__Task description__: Exclude pictures. Extract exactly the lines from the one that contains "Write a Python" down to the one that contains "plt.rcParams['font.family'] = ['Liberation", both included.

— Start of Data provided —

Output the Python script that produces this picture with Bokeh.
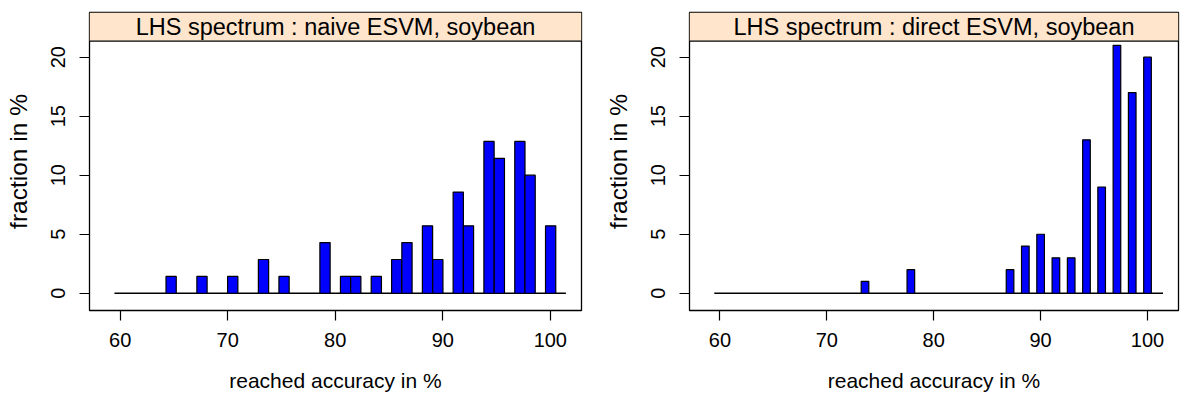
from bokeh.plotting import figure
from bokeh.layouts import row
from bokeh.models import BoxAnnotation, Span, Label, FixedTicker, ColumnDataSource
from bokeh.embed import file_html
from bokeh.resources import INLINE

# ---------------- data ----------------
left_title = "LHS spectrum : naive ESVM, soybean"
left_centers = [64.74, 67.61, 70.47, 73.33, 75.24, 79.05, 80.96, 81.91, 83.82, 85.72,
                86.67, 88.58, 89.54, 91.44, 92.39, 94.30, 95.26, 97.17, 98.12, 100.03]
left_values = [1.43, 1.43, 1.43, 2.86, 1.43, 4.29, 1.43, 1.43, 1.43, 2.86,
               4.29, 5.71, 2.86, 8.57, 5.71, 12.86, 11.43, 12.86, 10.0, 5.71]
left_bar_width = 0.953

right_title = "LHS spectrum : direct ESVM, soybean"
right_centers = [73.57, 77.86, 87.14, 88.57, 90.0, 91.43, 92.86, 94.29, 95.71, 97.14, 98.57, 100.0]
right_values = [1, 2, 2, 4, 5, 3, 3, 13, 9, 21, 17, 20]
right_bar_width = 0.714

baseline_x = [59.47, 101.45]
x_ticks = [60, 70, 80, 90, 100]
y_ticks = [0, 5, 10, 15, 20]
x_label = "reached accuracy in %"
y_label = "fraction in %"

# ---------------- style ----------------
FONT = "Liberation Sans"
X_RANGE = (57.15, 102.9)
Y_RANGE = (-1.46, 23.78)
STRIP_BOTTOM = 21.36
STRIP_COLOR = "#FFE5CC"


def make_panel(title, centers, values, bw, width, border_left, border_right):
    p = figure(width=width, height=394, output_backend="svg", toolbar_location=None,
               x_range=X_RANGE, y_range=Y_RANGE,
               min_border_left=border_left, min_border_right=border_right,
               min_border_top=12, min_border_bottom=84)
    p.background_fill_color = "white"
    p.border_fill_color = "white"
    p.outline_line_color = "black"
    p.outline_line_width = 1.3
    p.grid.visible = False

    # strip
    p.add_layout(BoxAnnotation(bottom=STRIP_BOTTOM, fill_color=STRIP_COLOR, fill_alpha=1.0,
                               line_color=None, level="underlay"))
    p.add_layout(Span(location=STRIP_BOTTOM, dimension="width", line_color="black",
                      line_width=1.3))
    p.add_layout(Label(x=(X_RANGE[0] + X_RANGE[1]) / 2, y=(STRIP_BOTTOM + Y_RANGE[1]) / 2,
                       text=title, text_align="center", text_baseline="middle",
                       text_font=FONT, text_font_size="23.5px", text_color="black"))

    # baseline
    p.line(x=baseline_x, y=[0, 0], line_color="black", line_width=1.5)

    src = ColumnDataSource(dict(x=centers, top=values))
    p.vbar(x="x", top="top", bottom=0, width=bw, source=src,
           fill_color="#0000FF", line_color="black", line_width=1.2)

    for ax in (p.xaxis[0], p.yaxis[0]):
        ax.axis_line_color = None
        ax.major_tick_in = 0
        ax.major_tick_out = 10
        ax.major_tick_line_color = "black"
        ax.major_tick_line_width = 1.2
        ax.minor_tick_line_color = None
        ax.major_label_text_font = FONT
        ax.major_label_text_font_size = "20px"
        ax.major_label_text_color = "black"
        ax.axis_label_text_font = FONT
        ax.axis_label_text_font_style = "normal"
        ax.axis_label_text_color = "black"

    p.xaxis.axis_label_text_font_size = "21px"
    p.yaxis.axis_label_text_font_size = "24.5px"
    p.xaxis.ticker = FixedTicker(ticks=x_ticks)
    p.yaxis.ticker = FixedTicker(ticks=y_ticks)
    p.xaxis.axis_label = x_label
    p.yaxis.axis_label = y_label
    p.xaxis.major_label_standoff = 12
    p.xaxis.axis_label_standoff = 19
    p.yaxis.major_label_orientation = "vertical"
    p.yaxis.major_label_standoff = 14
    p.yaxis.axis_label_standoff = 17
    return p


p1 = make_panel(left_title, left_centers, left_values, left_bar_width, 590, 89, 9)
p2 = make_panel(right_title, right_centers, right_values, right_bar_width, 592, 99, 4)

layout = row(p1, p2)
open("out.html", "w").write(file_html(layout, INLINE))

— End of Data provided —
— Start of Data provided —

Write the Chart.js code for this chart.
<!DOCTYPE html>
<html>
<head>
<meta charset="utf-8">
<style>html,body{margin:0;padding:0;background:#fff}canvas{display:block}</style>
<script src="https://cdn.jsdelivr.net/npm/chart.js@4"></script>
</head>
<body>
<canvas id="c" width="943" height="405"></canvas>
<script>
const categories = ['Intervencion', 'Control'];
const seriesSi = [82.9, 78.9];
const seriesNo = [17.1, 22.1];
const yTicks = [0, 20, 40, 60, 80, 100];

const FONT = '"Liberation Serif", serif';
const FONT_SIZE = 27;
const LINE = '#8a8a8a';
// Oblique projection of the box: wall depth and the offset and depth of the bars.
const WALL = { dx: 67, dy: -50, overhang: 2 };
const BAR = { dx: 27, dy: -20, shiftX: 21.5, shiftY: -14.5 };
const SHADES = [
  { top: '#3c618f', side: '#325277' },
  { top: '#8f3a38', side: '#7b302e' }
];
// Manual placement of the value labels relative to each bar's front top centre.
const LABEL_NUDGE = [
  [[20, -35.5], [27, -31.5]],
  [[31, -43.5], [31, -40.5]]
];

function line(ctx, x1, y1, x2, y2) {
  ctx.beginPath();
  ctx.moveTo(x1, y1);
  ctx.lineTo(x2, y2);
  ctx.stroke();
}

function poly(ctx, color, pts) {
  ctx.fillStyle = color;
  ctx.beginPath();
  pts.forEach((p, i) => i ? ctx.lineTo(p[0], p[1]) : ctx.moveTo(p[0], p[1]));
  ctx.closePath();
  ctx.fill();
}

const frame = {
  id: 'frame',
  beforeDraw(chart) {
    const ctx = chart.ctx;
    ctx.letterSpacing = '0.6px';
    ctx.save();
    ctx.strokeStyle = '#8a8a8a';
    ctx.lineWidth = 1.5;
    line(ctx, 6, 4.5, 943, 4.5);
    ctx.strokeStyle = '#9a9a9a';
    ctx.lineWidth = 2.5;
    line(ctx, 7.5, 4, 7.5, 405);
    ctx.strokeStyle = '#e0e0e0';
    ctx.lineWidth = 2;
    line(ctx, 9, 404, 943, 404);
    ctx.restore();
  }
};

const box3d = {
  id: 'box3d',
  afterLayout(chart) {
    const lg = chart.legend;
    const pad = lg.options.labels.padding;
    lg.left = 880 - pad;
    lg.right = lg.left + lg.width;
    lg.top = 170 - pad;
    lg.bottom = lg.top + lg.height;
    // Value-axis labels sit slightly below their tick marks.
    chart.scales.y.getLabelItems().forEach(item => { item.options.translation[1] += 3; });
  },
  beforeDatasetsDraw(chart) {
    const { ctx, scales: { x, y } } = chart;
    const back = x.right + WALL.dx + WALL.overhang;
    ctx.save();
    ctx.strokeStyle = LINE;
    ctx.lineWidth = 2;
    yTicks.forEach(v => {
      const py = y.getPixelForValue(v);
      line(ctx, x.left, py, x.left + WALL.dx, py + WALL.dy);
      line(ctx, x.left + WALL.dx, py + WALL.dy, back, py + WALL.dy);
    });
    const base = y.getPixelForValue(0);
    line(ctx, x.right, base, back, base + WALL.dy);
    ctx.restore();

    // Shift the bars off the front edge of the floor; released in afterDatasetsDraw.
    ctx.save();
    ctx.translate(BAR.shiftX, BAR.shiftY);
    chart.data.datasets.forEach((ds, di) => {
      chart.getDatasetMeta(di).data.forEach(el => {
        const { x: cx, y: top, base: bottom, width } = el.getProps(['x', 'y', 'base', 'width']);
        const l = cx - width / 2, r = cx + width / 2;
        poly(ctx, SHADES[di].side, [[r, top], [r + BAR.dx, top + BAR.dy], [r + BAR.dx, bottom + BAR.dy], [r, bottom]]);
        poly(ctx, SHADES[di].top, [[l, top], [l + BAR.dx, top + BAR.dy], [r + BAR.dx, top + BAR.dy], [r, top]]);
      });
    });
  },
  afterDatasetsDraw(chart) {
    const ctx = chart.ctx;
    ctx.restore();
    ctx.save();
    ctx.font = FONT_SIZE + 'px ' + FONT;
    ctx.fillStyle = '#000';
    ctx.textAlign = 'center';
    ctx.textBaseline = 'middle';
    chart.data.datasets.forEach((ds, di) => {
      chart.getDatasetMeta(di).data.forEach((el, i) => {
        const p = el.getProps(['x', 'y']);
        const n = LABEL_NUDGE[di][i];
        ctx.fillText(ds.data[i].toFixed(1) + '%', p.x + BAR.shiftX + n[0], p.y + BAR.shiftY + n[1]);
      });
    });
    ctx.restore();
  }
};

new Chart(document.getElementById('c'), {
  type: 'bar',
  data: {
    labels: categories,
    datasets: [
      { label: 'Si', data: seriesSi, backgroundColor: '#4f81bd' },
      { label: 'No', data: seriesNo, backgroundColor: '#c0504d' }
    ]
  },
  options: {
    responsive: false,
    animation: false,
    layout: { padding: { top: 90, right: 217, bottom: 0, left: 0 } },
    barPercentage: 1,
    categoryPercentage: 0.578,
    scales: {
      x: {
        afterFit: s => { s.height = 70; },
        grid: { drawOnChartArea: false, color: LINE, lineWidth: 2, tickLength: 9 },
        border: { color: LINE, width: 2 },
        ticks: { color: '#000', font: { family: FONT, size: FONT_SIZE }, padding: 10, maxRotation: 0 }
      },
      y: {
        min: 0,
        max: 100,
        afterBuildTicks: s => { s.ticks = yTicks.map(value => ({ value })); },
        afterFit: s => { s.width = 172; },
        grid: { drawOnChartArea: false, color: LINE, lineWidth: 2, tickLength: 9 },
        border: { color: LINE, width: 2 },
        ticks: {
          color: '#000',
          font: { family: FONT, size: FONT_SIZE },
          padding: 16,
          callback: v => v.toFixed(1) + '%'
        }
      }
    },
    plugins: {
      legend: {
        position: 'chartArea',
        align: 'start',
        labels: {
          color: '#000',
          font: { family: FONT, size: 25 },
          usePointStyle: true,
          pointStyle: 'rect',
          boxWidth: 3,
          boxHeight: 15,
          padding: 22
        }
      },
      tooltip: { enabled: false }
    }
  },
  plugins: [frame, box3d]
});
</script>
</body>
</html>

— End of Data provided —
— Start of Data provided —

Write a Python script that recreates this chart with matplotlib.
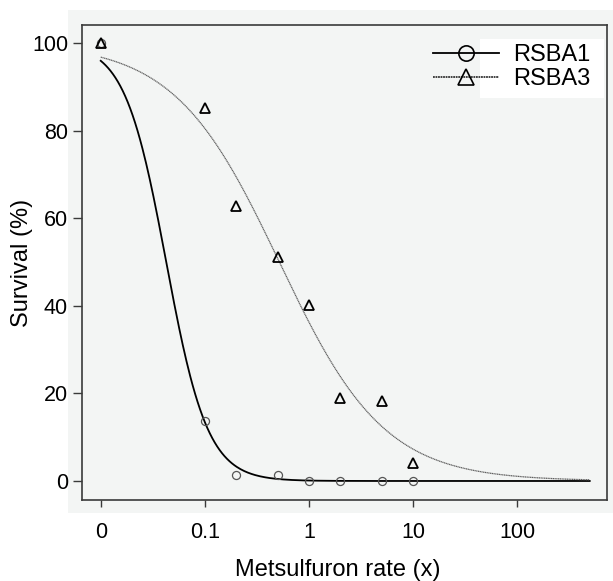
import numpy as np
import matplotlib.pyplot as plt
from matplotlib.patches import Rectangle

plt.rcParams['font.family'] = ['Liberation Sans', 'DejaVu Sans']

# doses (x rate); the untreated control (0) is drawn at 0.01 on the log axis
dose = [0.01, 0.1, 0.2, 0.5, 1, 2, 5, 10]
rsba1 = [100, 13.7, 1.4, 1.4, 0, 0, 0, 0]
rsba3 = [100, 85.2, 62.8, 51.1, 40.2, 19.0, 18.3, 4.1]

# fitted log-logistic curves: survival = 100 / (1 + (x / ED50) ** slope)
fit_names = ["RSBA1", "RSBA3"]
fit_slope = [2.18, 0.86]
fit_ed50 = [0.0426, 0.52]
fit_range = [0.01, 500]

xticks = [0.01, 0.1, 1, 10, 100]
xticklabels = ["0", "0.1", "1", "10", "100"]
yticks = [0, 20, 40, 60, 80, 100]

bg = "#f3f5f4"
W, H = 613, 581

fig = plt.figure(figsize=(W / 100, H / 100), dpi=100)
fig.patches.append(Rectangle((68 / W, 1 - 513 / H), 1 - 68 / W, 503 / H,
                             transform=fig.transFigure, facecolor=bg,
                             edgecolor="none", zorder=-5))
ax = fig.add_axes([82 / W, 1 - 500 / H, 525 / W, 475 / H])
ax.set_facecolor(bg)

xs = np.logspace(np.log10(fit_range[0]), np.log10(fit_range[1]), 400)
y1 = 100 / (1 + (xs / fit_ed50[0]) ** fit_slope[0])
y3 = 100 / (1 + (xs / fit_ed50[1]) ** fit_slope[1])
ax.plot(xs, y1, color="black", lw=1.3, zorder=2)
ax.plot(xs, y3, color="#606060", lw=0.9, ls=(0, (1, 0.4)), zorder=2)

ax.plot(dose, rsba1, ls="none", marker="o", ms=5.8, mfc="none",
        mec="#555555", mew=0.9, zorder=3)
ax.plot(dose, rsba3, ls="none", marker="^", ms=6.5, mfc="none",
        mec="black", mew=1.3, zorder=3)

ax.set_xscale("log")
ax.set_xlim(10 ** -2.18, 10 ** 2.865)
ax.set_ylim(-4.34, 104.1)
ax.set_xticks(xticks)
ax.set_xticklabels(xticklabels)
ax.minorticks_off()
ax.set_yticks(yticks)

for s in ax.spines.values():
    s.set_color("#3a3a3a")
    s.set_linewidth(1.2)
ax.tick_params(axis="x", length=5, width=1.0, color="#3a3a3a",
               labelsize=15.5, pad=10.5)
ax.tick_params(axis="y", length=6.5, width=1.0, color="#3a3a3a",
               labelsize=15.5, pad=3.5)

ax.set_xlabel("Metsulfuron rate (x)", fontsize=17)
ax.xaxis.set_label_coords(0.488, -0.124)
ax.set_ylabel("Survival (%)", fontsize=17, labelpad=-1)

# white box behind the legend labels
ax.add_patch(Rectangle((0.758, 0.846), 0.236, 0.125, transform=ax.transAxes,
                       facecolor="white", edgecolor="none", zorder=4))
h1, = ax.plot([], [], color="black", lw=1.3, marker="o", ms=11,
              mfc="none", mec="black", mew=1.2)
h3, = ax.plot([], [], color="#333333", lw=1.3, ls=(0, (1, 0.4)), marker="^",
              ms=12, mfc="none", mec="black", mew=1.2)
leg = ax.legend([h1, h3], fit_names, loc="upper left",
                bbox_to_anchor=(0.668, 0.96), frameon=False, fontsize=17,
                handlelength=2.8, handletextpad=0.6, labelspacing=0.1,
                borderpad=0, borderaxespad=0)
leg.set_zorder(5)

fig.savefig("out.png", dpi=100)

— End of Data provided —

__Output below__:
Write a Python script that recreates this chart with matplotlib.
import numpy as np
import matplotlib.pyplot as plt
from matplotlib.patches import Rectangle

plt.rcParams['font.family'] = ['Liberation Sans', 'DejaVu Sans']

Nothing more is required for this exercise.